= DATA LINES =
**********

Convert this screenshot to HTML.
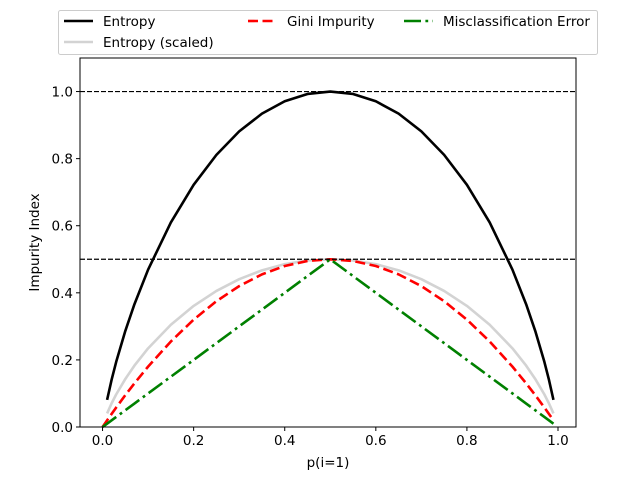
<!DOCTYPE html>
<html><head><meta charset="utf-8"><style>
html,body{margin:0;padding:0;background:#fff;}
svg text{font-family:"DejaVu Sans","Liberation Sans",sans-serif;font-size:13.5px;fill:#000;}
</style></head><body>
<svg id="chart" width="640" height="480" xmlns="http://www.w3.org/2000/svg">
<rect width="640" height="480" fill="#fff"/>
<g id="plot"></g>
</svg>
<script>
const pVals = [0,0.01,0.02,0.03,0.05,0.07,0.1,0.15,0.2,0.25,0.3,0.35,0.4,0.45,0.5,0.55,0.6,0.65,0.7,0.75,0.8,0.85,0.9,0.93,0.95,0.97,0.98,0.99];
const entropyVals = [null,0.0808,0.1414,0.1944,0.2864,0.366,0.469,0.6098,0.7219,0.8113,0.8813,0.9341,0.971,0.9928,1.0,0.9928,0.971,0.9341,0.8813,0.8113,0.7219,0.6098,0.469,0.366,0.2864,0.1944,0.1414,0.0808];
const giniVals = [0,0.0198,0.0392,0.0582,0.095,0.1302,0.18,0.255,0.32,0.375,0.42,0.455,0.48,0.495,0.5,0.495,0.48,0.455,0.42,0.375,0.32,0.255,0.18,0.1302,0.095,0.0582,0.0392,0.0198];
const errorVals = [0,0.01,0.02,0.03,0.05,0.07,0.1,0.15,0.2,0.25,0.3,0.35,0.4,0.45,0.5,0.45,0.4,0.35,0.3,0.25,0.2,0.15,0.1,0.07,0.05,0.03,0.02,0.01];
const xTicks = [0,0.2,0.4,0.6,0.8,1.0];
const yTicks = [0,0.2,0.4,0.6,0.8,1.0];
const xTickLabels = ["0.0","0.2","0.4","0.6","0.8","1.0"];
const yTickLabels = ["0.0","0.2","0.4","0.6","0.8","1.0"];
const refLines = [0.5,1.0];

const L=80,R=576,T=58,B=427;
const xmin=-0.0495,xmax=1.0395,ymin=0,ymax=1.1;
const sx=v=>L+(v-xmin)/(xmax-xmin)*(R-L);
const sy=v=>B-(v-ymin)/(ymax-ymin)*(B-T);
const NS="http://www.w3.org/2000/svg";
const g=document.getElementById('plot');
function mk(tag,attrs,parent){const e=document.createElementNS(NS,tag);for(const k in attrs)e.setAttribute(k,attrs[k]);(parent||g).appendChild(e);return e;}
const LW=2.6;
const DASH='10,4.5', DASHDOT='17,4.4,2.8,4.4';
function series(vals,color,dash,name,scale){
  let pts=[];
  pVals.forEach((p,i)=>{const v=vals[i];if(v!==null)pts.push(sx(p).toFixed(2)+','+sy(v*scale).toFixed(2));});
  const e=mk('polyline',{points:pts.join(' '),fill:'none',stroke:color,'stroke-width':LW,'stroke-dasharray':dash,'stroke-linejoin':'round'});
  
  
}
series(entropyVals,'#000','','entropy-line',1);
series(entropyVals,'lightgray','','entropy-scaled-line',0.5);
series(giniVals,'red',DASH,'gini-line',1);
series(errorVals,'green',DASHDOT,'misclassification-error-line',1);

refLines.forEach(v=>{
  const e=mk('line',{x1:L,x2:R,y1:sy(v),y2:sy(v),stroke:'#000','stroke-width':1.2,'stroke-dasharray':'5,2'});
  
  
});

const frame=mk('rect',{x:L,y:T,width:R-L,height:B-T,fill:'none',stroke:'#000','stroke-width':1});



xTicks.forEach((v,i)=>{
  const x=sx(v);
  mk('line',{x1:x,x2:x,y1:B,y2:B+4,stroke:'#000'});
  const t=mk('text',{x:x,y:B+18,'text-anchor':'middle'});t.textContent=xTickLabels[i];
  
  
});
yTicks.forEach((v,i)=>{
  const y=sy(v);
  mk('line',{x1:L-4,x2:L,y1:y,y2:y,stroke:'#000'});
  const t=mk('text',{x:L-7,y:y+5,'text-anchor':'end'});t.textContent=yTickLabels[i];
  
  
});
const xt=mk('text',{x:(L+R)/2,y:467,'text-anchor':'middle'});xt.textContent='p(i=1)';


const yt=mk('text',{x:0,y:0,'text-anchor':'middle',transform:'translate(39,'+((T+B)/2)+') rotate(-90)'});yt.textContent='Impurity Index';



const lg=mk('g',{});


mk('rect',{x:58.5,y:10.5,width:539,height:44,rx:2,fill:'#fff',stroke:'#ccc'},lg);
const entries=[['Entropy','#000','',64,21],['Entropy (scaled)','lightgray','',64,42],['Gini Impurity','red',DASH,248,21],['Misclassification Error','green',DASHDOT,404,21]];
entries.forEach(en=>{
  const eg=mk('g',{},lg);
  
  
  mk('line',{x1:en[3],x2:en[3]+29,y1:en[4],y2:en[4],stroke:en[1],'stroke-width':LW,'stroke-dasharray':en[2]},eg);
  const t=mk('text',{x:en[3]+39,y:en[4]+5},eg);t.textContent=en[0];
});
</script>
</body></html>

**********

= TASK DESCRIPTION =
Transcribe each line above verbatim, with the pictures left out.

= WRITTEN SOLUTION =
Convert this screenshot to HTML.
<!DOCTYPE html>
<html><head><meta charset="utf-8"><style>
html,body{margin:0;padding:0;background:#fff;}
svg text{font-family:"DejaVu Sans","Liberation Sans",sans-serif;font-size:13.5px;fill:#000;}
</style></head><body>
<svg id="chart" width="640" height="480" xmlns="http://www.w3.org/2000/svg">
<rect width="640" height="480" fill="#fff"/>
<g id="plot"></g>
</svg>
<script>
const pVals = [0,0.01,0.02,0.03,0.05,0.07,0.1,0.15,0.2,0.25,0.3,0.35,0.4,0.45,0.5,0.55,0.6,0.65,0.7,0.75,0.8,0.85,0.9,0.93,0.95,0.97,0.98,0.99];
const entropyVals = [null,0.0808,0.1414,0.1944,0.2864,0.366,0.469,0.6098,0.7219,0.8113,0.8813,0.9341,0.971,0.9928,1.0,0.9928,0.971,0.9341,0.8813,0.8113,0.7219,0.6098,0.469,0.366,0.2864,0.1944,0.1414,0.0808];
const giniVals = [0,0.0198,0.0392,0.0582,0.095,0.1302,0.18,0.255,0.32,0.375,0.42,0.455,0.48,0.495,0.5,0.495,0.48,0.455,0.42,0.375,0.32,0.255,0.18,0.1302,0.095,0.0582,0.0392,0.0198];
const errorVals = [0,0.01,0.02,0.03,0.05,0.07,0.1,0.15,0.2,0.25,0.3,0.35,0.4,0.45,0.5,0.45,0.4,0.35,0.3,0.25,0.2,0.15,0.1,0.07,0.05,0.03,0.02,0.01];
const xTicks = [0,0.2,0.4,0.6,0.8,1.0];
const yTicks = [0,0.2,0.4,0.6,0.8,1.0];
const xTickLabels = ["0.0","0.2","0.4","0.6","0.8","1.0"];
const yTickLabels = ["0.0","0.2","0.4","0.6","0.8","1.0"];
const refLines = [0.5,1.0];

const L=80,R=576,T=58,B=427;
const xmin=-0.0495,xmax=1.0395,ymin=0,ymax=1.1;
const sx=v=>L+(v-xmin)/(xmax-xmin)*(R-L);
const sy=v=>B-(v-ymin)/(ymax-ymin)*(B-T);
const NS="http://www.w3.org/2000/svg";
const g=document.getElementById('plot');
function mk(tag,attrs,parent){const e=document.createElementNS(NS,tag);for(const k in attrs)e.setAttribute(k,attrs[k]);(parent||g).appendChild(e);return e;}
const LW=2.6;
const DASH='10,4.5', DASHDOT='17,4.4,2.8,4.4';
function series(vals,color,dash,name,scale){
  let pts=[];
  pVals.forEach((p,i)=>{const v=vals[i];if(v!==null)pts.push(sx(p).toFixed(2)+','+sy(v*scale).toFixed(2));});
  const e=mk('polyline',{points:pts.join(' '),fill:'none',stroke:color,'stroke-width':LW,'stroke-dasharray':dash,'stroke-linejoin':'round'});
  
  
}
series(entropyVals,'#000','','entropy-line',1);
series(entropyVals,'lightgray','','entropy-scaled-line',0.5);
series(giniVals,'red',DASH,'gini-line',1);
series(errorVals,'green',DASHDOT,'misclassification-error-line',1);

refLines.forEach(v=>{
  const e=mk('line',{x1:L,x2:R,y1:sy(v),y2:sy(v),stroke:'#000','stroke-width':1.2,'stroke-dasharray':'5,2'});
  
  
});

const frame=mk('rect',{x:L,y:T,width:R-L,height:B-T,fill:'none',stroke:'#000','stroke-width':1});



xTicks.forEach((v,i)=>{
  const x=sx(v);
  mk('line',{x1:x,x2:x,y1:B,y2:B+4,stroke:'#000'});
  const t=mk('text',{x:x,y:B+18,'text-anchor':'middle'});t.textContent=xTickLabels[i];
  
  
});
yTicks.forEach((v,i)=>{
  const y=sy(v);
  mk('line',{x1:L-4,x2:L,y1:y,y2:y,stroke:'#000'});
  const t=mk('text',{x:L-7,y:y+5,'text-anchor':'end'});t.textContent=yTickLabels[i];
  
  
});
const xt=mk('text',{x:(L+R)/2,y:467,'text-anchor':'middle'});xt.textContent='p(i=1)';


const yt=mk('text',{x:0,y:0,'text-anchor':'middle',transform:'translate(39,'+((T+B)/2)+') rotate(-90)'});yt.textContent='Impurity Index';



const lg=mk('g',{});


mk('rect',{x:58.5,y:10.5,width:539,height:44,rx:2,fill:'#fff',stroke:'#ccc'},lg);
const entries=[['Entropy','#000','',64,21],['Entropy (scaled)','lightgray','',64,42],['Gini Impurity','red',DASH,248,21],['Misclassification Error','green',DASHDOT,404,21]];
entries.forEach(en=>{
  const eg=mk('g',{},lg);
  
  
  mk('line',{x1:en[3],x2:en[3]+29,y1:en[4],y2:en[4],stroke:en[1],'stroke-width':LW,'stroke-dasharray':en[2]},eg);
  const t=mk('text',{x:en[3]+39,y:en[4]+5},eg);t.textContent=en[0];
});
</script>
</body></html>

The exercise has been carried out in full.